Unlike Marina, she is not bilingual but said that the school was attracting interest from people with several languages to people who spoke just one.
She said: “I only speak schoolgirl French although I’m really passionate about language learning.
“All my closest friends can speak another language and I’ve often felt at a disadvantage.
“I have both a personal and a professional interest in the project and was fully committed to it from the moment I heard about it. It has been an amazing journey to get this far.
“I desperately want my children to have the advantage of learning another language.”
Her two youngest are aged 5 and 4. If the school opens on time, they will have the chance.
What is a free school?
According to the Department for Education, free schools are non-profit making, independent, state-funded schools.
In theory, almost anyone can set one up, the department said: charities, universities, businesses, educational groups, visionary teachers or committed parents.
In some areas, people may be motivated by a lack of school places or because children are having to travel too far to the nearest school.
Michael Gove, the Education Secretary, believes that giving control to a highly motivated group of people will help to raise standards.
He believes that the academy schools programme, which was set up by Labour and which he supports, has already led the way.
His department said: “Like academies, free schools will be funded on a comparable basis to other state-funded schools.
“Groups running free schools cannot make a profit.
“They will be subject to the same Ofsted inspections as all state schools and will be expected to maintain the same rigorous standards.
“The admissions arrangements of any free school must be fair and transparent.
“Free schools are expected to be open to pupils of all abilities from the area and cannot be academically selective.
“Free schools will need to take part in their local co-ordinated admissions process so parents apply for places for their child in the same way as any other local school.”
A second free school for the area is on the cards with church-goers planning a Christian secondary school for Hove.
The proposed King’s School has yet to win approval from Mr Gove but its supporters have already had talks with the Diocese of Chichester – the regional head office of the Church of England.
The aim would be offer half of the places to children who attend the many faith primary schools in Brighton and Hove.
Why do free schools face opposition?
Councillor Sue Shanks is a member of the Green Party cabinet running Brighton and Hove City Council and chairs the Brighton and Hove Children and Young People’s Trust.
She said: “Despite rising pressure on school places, the coalition government has made it impossible for councils to provide new ones.
“One of their first decisions was to cut all funding for new schools and siphon it off into their free schools/academies project.
“Greens oppose the idea of free schools and academies because they take education away from local democratic oversight, they allow interest groups to set curriculums, and they can set their own admissions policies.
“There are other practical problems too – for every academy or free school that opens in the city, we lose funding to provide support and services all schools.
“Free schools have a wider impact on education across the city.
“When providing schools, councils plan and prepare carefully to meet the need for places across the city.
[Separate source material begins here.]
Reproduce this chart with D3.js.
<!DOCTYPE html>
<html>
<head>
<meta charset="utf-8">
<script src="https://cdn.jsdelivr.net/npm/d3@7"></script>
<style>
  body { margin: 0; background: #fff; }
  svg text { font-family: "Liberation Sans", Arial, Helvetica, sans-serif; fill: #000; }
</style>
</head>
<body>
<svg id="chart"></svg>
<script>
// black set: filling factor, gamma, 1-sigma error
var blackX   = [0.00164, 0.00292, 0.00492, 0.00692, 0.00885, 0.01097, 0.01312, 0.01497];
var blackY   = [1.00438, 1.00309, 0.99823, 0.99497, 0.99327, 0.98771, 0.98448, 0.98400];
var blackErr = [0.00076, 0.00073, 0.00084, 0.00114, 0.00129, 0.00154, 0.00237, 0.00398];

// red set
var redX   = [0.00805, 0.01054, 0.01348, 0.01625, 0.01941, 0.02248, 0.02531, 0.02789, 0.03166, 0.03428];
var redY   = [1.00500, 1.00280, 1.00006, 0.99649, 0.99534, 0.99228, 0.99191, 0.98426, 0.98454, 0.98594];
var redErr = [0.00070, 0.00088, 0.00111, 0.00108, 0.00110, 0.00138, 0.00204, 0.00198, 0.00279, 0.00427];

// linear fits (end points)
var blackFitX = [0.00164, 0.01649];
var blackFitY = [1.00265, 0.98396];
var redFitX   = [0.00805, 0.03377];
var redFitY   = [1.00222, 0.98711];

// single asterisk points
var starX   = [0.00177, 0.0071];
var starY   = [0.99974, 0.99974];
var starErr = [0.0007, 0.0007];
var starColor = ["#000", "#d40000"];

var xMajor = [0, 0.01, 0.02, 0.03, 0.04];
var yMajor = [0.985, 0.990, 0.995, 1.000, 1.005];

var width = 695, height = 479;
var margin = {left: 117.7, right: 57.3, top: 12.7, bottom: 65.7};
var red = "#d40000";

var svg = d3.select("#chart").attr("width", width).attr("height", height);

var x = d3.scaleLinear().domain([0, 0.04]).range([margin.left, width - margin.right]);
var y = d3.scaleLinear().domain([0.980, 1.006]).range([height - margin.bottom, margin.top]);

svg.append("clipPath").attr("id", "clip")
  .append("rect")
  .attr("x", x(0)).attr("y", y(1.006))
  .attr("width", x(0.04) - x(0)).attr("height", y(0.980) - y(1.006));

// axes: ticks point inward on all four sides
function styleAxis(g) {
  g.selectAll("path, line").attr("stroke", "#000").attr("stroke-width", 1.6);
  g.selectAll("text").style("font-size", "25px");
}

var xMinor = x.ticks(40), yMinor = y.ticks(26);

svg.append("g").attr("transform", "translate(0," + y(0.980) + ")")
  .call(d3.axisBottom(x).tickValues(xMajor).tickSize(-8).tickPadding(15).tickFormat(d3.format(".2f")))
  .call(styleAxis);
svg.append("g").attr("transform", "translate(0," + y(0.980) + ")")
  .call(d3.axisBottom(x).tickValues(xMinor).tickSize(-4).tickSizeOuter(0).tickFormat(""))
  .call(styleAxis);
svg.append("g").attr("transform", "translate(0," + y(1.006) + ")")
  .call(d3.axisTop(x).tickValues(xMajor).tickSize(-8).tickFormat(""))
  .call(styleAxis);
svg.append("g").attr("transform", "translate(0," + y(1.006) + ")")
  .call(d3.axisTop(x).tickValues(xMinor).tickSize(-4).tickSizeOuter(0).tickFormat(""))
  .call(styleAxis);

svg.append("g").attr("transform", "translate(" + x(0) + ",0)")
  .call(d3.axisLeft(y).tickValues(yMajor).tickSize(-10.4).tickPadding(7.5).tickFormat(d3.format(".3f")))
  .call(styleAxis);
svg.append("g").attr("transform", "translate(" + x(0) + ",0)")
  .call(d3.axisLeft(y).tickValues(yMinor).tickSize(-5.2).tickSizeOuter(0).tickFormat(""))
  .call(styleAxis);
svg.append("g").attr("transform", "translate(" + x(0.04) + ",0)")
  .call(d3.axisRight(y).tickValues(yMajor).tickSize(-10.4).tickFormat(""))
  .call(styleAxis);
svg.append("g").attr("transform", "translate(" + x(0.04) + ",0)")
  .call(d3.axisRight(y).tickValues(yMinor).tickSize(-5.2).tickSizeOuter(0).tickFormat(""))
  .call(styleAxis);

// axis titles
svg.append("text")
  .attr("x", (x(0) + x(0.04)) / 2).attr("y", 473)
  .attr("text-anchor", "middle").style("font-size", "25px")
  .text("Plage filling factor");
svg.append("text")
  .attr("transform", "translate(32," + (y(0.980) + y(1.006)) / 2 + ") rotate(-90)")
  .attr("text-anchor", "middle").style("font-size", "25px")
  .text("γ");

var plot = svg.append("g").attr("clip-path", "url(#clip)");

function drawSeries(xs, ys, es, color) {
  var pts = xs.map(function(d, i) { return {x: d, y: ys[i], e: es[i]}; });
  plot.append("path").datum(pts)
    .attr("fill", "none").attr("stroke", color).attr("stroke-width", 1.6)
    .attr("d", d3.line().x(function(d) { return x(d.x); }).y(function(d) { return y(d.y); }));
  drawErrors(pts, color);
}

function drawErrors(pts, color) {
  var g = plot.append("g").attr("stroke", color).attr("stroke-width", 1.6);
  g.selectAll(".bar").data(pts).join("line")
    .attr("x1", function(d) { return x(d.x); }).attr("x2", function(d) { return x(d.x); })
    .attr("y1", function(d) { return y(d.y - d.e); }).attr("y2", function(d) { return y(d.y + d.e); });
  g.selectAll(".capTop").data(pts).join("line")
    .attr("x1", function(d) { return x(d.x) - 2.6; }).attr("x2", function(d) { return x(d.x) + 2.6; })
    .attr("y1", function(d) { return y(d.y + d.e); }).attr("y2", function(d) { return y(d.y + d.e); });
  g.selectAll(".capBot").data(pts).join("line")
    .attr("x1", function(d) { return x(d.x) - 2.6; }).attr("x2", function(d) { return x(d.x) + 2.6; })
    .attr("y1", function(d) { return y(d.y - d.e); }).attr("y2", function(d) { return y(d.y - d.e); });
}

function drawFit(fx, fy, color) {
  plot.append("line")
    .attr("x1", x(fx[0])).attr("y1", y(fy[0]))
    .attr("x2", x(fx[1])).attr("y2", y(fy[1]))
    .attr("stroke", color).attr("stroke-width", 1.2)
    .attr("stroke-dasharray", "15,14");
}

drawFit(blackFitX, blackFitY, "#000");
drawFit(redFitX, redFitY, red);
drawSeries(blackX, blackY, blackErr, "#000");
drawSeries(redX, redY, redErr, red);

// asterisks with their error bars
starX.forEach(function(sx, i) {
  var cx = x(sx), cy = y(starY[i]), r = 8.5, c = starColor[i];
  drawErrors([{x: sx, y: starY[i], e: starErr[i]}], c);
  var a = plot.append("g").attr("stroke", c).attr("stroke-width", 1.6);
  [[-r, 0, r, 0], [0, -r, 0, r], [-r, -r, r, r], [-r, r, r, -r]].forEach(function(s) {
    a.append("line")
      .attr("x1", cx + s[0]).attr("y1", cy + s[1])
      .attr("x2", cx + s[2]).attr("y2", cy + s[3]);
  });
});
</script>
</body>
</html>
“But randomly opening specialist schools makes this task much more difficult, and could have untold knock-on effects for parents and children.
“The council has a duty of care to all children in the city, and has co-operated with all groups who have come forward.
“However, it’s not in our gift to approve or reject free schools – councils have been completely sidelined from this process, and groups apply directly to the government.
“We believe all children across the city should have access to a good local school where the curriculum is broad and balanced.
“Our policy is to continue to support our existing schools and expand on the success of our best ones, despite government cuts to our funding.
“We have already set up a secondary schools commission to look at improving education, and a learning partnership to pool the knowledge and expertise in all our schools.
“Rather than fragmenting schools, we should be looking to share better ways of working and improving education for all children across the city.”